To give you an idea of what this looks like when it’s done properly, here’s a written-out version of what my Google Calendar looked like for last Monday:
- 7-8 AM: ME – Wake up + Morning Routine
- 8-10 AM: ME – Write 1,000 words minimum
- 10-11 AM: WORK – Morning Team Meeting
- 11-1 AM: ME – Gym Time + Lunch
- 1-6 PM: WORK – Sales Calls
- 7-7:30 PM: RELATIONSHIPS – Call a friend in contacts
Keep in mind that during the week I’ve decided that my schedule will be me/work heavy, which is why there’s not much time allocated to my relationships.
On a weekend, this would look completely different. Typically, I’d have a 2-3 hour block in the morning for writing and then nothing else work-related for the rest of the day. The afternoons and evenings are filled with activities that prioritize myself and my relationships.

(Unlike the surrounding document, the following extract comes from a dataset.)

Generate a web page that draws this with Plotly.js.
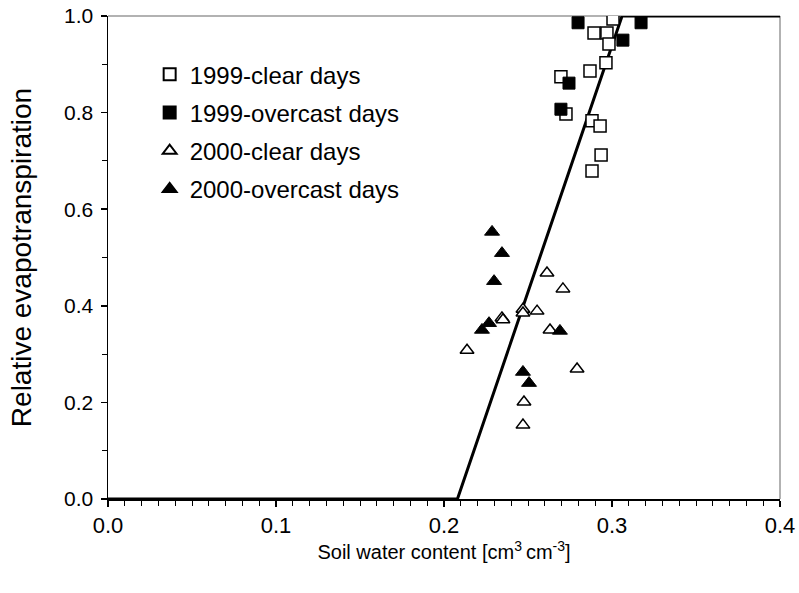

Everyone will have a different preference for how they want to spend their time. Just make sure that the schedule you set up aligns with your values, and everything else will take care of itself.
I hope you enjoyed this article about how to prioritize your life!
Making time for the things that we really care about is difficult when life seems to throw endless distractions and responsibilities at us.
And while we can’t be perfect, a schedule gives us something to aim at. It gives us an ideal to chase.
If you want to live life on your own terms, you need to be intentional. You can’t just roll out of bed and expect to flawlessly execute the perfect day.
Clarity is power.
And when you have clarity about how you want to spend your time, you give yourself a fighting chance at living the life you want.